The rise in disinformation (i.e. intentionally false or inaccurate information that is being spread deliberately) in recent years is pushing readers, viewers, and listeners back to traditional news sources and away from online sources, with over half of participants in a survey (56%) placing more trust in traditional news sources – such as print, radio and TV – than in those found online.

The threat to democracy from disinformation has been highlighted in new research which shows that disinformation is being widely consumed.

Over a third of respondents (37%) report having friends who frequently share ‘fake news’ on social media.

Consequently, one in five (18%) people have gone on to share a story that they later discovered was false.

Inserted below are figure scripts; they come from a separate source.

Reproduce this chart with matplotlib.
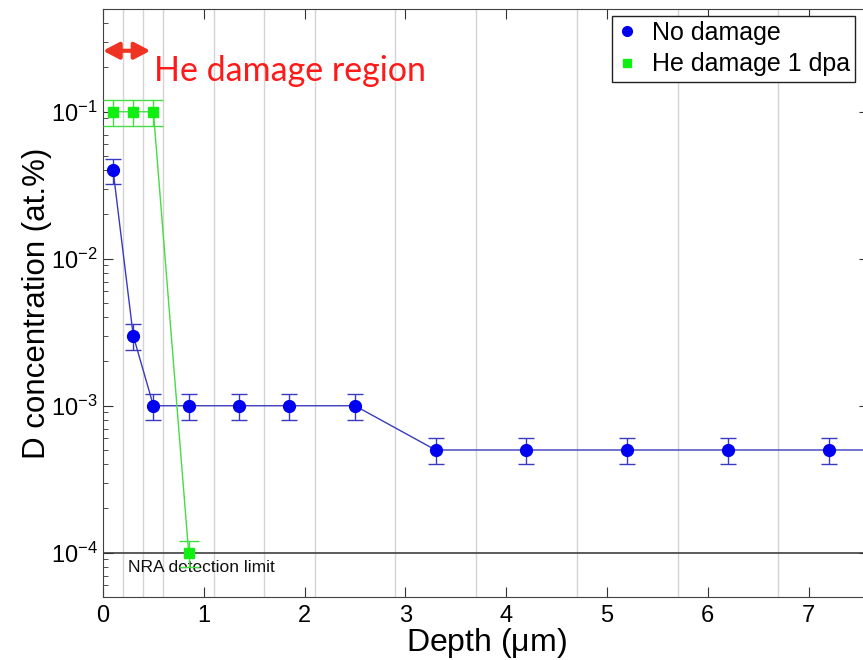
import numpy as np
import matplotlib.pyplot as plt
from matplotlib.lines import Line2D

# --------------------------------------------------
# Données : profils de D mesurés par NRA
# --------------------------------------------------
depth_nodmg = [0.1, 0.3, 0.5, 0.85, 1.35, 1.85, 2.5, 3.3, 4.2, 5.2, 6.2, 7.2, 8.2]
conc_nodmg = [0.04, 0.003, 0.001, 0.001, 0.001, 0.001, 0.001,
              0.0005, 0.0005, 0.0005, 0.0005, 0.0005, 0.0005]

depth_he = [0.1, 0.3, 0.5, 0.85]
conc_he = [0.1, 0.1, 0.1, 0.0001]

# incertitude relative (20 %)
rel_err = 0.2

# limites des tranches de profondeur
bin_edges = [0.2, 0.4, 0.6, 1.1, 1.6, 2.1, 2.9, 3.7, 4.7, 5.7, 6.7, 7.7]

nra_limit = 1e-4
he_region = 0.47

plt.rcParams["font.family"] = ["Liberation Sans", "DejaVu Sans"]
plt.rcParams["mathtext.default"] = "regular"

fig = plt.figure(figsize=(8.63, 6.6), dpi=100)
ax = fig.add_axes([103 / 863, 63 / 660, 766 / 863, 588 / 660])

for xb in bin_edges:
    ax.axvline(xb, color="#d4d4d4", lw=1, zorder=0)

ax.axhline(nra_limit, color="#404040", lw=1.2, zorder=1)
ax.text(0.25, 7.9e-5, "NRA detection limit", fontsize=12.5,
        va="center", ha="left", color="#111111")

conc_nodmg = np.array(conc_nodmg)
conc_he = np.array(conc_he)

ax.errorbar(depth_nodmg, conc_nodmg, yerr=rel_err * conc_nodmg,
            fmt="o-", color="#3a3ac0", lw=1, elinewidth=1,
            capsize=6, capthick=1, markersize=8.5,
            markerfacecolor="#0000f0", markeredgecolor="#0000f0", zorder=3)

ax.errorbar(depth_he, conc_he, yerr=rel_err * conc_he,
            fmt="s-", color="#44dd44", lw=1, elinewidth=1,
            capsize=7.5, capthick=1, markersize=6.5,
            markerfacecolor="#11ee11", markeredgecolor="#11ee11", zorder=4)

ax.set_yscale("log")
ax.set_xlim(0, 7.6)
ax.set_ylim(5e-5, 0.5)
ax.set_xticks(range(0, 8))

ax.tick_params(which="both", direction="in", top=True, right=True,
               labelsize=17, color="#333333")
ax.tick_params(which="major", length=7, pad=6)
ax.tick_params(axis="y", which="major", pad=4)
ax.tick_params(which="minor", length=3.5)
ax.tick_params(axis="x", which="minor", bottom=False, top=False)
for sp in ax.spines.values():
    sp.set_color("#404040")

ax.set_xlabel("Depth ($\\mu$m)", fontsize=23, labelpad=-1)
ax.set_ylabel("D concentration (at.%)", fontsize=22.5, labelpad=-1)

# zone endommagée par He
ax.annotate("", xy=(0.0, 0.26), xytext=(he_region, 0.26),
            arrowprops=dict(arrowstyle="<|-|>,head_length=0.95,head_width=0.5",
                            color="#ee3322", lw=3, shrinkA=0, shrinkB=0,
                            mutation_scale=10))
ax.text(0.51, 0.19, "He damage region", fontsize=24.5, color="#ff1a1a",
        family="Lato", va="center", ha="left")

handles = [
    Line2D([], [], ls="none", marker="o", color="#0000f0", markersize=7),
    Line2D([], [], ls="none", marker="s", color="#11ee11", markersize=6),
]
leg = fig.legend(handles, ["No damage", "He damage 1 dpa"],
                 loc="upper left", bbox_to_anchor=(612 / 863, 1 - 16 / 660),
                 fontsize=18, frameon=True, fancybox=False, framealpha=1,
                 edgecolor="#222222", handlelength=0.8, handletextpad=0.6,
                 borderpad=0.2, labelspacing=0.3, borderaxespad=0)
leg.get_frame().set_linewidth(1)

fig.savefig("out.png", dpi=100)
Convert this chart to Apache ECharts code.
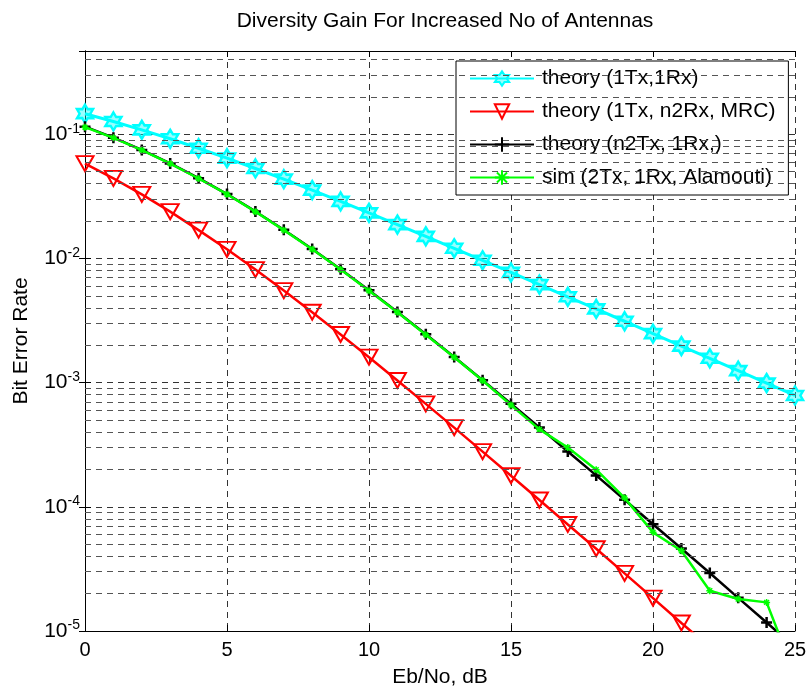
<!DOCTYPE html>
<html>
<head>
<meta charset="utf-8">
<script src="https://cdn.jsdelivr.net/npm/echarts@6/dist/echarts.min.js"></script>
<style>
  html, body { margin: 0; padding: 0; background: #fff; }
  #chart { width: 809px; height: 687px; }
</style>
</head>
<body>
<div id="chart"></div>
<script>
// Eb/No points, dB
const ebno = [0, 1, 2, 3, 4, 5, 6, 7, 8, 9, 10, 11, 12, 13, 14, 15, 16, 17, 18, 19, 20, 21, 22, 23, 24, 25]

// bit error rate
const berTheory1x1 = [0.1464, 0.1267, 0.1085, 0.0919, 0.0771, 0.0642, 0.0530, 0.0435, 0.0355, 0.0288,
  0.0233, 0.01874, 0.01506, 0.01207, 0.00966, 0.00772, 0.00616, 0.00491, 0.00392, 0.00312,
  0.00248, 0.00197, 0.00157, 0.001248, 0.000992, 0.000788]
const berMrc1x2 = [0.0580, 0.0441, 0.0328, 0.0238, 0.0169, 0.01184, 0.00813, 0.00551, 0.00369, 0.00244,
  0.001603, 0.00104, 0.000674, 0.000434, 0.000278, 0.000178, 0.0001134, 0.0000721, 0.000046, 0.0000291,
  0.0000184, 0.0000116, 0.0000074, 0.0000047, 0.000003, 0.0000019]
const berAlamoutiTheory = [0.1151, 0.0939, 0.0748, 0.0582, 0.0443, 0.0330, 0.0239, 0.0170, 0.0119, 0.00817,
  0.00554, 0.00371, 0.00245, 0.00161, 0.001045, 0.000677, 0.000436, 0.000279, 0.000179, 0.0001139,
  0.0000724, 0.0000462, 0.0000293, 0.0000185, 0.0000117, 0.0000074]
const berAlamoutiSim = [0.1140, 0.0935, 0.0745, 0.0580, 0.0440, 0.0329, 0.0238, 0.0169, 0.01185, 0.00815,
  0.00550, 0.00368, 0.00243, 0.00160, 0.00104, 0.00066, 0.00042, 0.00030, 0.000199, 0.000118,
  0.0000623, 0.0000443, 0.0000211, 0.0000181, 0.0000170, 0.0000044]

const seriesNames = ['theory (1Tx,1Rx)', 'theory (1Tx, n2Rx, MRC)', 'theory (n2Tx, 1Rx,)', 'sim (2Tx, 1Rx, Alamouti)']

const yMin = 1e-5
const yMax = 0.468

// minor grid at 2..9 of every decade
const minorGrid = []
for (let e = -5; e <= -1; e++) {
  for (let m = 2; m <= 9; m++) {
    const v = m * Math.pow(10, e)
    if (v < yMax) minorGrid.push(v)
  }
}

const FONT = 'Liberation Sans, Arial, Helvetica, sans-serif'

const hexagram = 'path://M0,-10 L2.887,-5 L8.66,-5 L5.774,0 L8.66,5 L2.887,5 L0,10 L-2.887,5 L-8.66,5 L-5.774,0 L-8.66,-5 L-2.887,-5 Z'
const triDown = 'path://M-10,-8 L10,-8 L0,9 Z'
const plus = 'path://M0,-10 L0,10 M-10,0 L10,0'
const star = 'path://M0,-10 L0,10 M-10,0 L10,0 M-7,-7 L7,7 M-7,7 L7,-7'

function pairs(ys) {
  return ebno.map((x, i) => [x, ys[i]])
}

function logLabel(v) {
  const e = Math.round(Math.log10(v))
  if (Math.abs(v - Math.pow(10, e)) / v > 1e-6) return ''
  return '{b|10}{s|' + e + '}'
}

const chart = echarts.init(document.getElementById('chart'))

const axisCommon = {
  axisLine: { lineStyle: { color: '#000', width: 1 } },
  axisTick: { inside: true, length: 6, lineStyle: { color: '#000' } }
}

chart.setOption({
  backgroundColor: '#fff',
  animation: false,
  title: {
    text: 'Diversity Gain For Increased No of Antennas',
    left: 440,
    top: 6,
    textAlign: 'center',
    textStyle: { fontFamily: FONT, fontSize: 21, fontWeight: 'normal', color: '#000' }
  },
  legend: {
    data: seriesNames,
    orient: 'vertical',
    left: 456,
    top: 61,
    padding: [7, 13, 7, 13],
    itemWidth: 64,
    itemHeight: 18,
    itemGap: 12,
    backgroundColor: '#fff',
    borderColor: '#000',
    borderWidth: 1,
    borderRadius: 0,
    textStyle: { fontFamily: FONT, fontSize: 21, color: '#000', padding: [0, 0, 0, 3] }
  },
  grid: { left: 85, right: 14, top: 51, bottom: 56, outerBoundsMode: 'none', containLabel: false },
  xAxis: [{
    type: 'value',
    min: 0,
    max: 25,
    interval: 5,
    name: 'Eb/No, dB',
    nameLocation: 'middle',
    nameGap: 36,
    nameTextStyle: { fontFamily: FONT, fontSize: 21, color: '#000' },
    axisLabel: { fontFamily: FONT, fontSize: 20, color: '#000', margin: 9 },
    splitLine: { show: true, lineStyle: { color: '#333', type: [6, 5], width: 1 } },
    ...axisCommon
  }, {
    type: 'value',
    position: 'top',
    min: 0,
    max: 25,
    interval: 5,
    axisLabel: { show: false },
    splitLine: { show: false },
    ...axisCommon
  }],
  yAxis: [{
    type: 'log',
    min: yMin,
    max: yMax,
    name: 'Bit Error Rate',
    nameLocation: 'middle',
    nameGap: 53,
    nameTextStyle: { fontFamily: FONT, fontSize: 21, color: '#000' },
    axisLabel: {
      formatter: logLabel,
      margin: 5,
      rich: {
        b: { fontFamily: FONT, fontSize: 21, color: '#000' },
        s: { fontFamily: FONT, fontSize: 14, color: '#000', padding: [0, 0, 11, 0] }
      }
    },
    splitLine: { show: true, lineStyle: { color: '#333', type: [6, 5], width: 1 } },
    ...axisCommon
  }, {
    type: 'log',
    position: 'right',
    min: yMin,
    max: yMax,
    axisLabel: { show: false },
    splitLine: { show: false },
    ...axisCommon
  }],
  series: [
    {
      // minor grid lines only
      type: 'line',
      data: [],
      silent: true,
      z: 1,
      markLine: {
        silent: true,
        symbol: 'none',
        precision: 10,
        label: { show: false },
        lineStyle: { color: '#555', type: [6, 5], width: 1 },
        data: minorGrid.map(v => ({ yAxis: v }))
      }
    },
    {
      name: seriesNames[0],
      type: 'line',
      z: 3,
      data: pairs(berTheory1x1),
      symbol: hexagram,
      symbolSize: [16, 18],
      lineStyle: { color: '#00ffff', width: 3 },
      itemStyle: { color: 'rgba(0,255,255,0.4)', borderColor: '#00ffff', borderWidth: 2.5 }
    },
    {
      name: seriesNames[1],
      type: 'line',
      z: 3,
      data: pairs(berMrc1x2),
      symbol: triDown,
      symbolSize: [17, 15],
      lineStyle: { color: '#ff0000', width: 2.5 },
      itemStyle: { color: 'transparent', borderColor: '#ff0000', borderWidth: 2 }
    },
    {
      name: seriesNames[2],
      type: 'line',
      z: 3,
      data: pairs(berAlamoutiTheory),
      symbol: plus,
      symbolSize: 11,
      lineStyle: { color: '#000', width: 2.5 },
      itemStyle: { color: 'transparent', borderColor: '#000', borderWidth: 2.5 }
    },
    {
      name: seriesNames[3],
      type: 'line',
      z: 4,
      data: pairs(berAlamoutiSim),
      symbol: star,
      symbolSize: 7,
      lineStyle: { color: '#00ff00', width: 2.5 },
      itemStyle: { color: 'transparent', borderColor: '#00ff00', borderWidth: 1.5 }
    }
  ]
})
</script>
</body>
</html>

The consumption and spreading of both misinformation (i.e. information that is unintentionally false or inaccurate) and disinformation are also impacting the subsequent decisions and actions of the Irish public, with approximately one in six (16%) respondents reporting to have made a decision they later regretted, as a result of the false information.


  • 43% now trust online news sites less, due to the rise of disinformation
  • 37% say ‘fake news’ has changed the way they think about a brand or company
  • 56% find traditional news sources (e.g. radio, TV, and newspapers) more trustworthy sources of news than online sites
  • 44% report they have difficulty knowing which sources to trust.

The nationally representative research, based on a sample of 1,000 respondents, was undertaken by Storyful, Ireland’s home-grown authority on social media intelligence.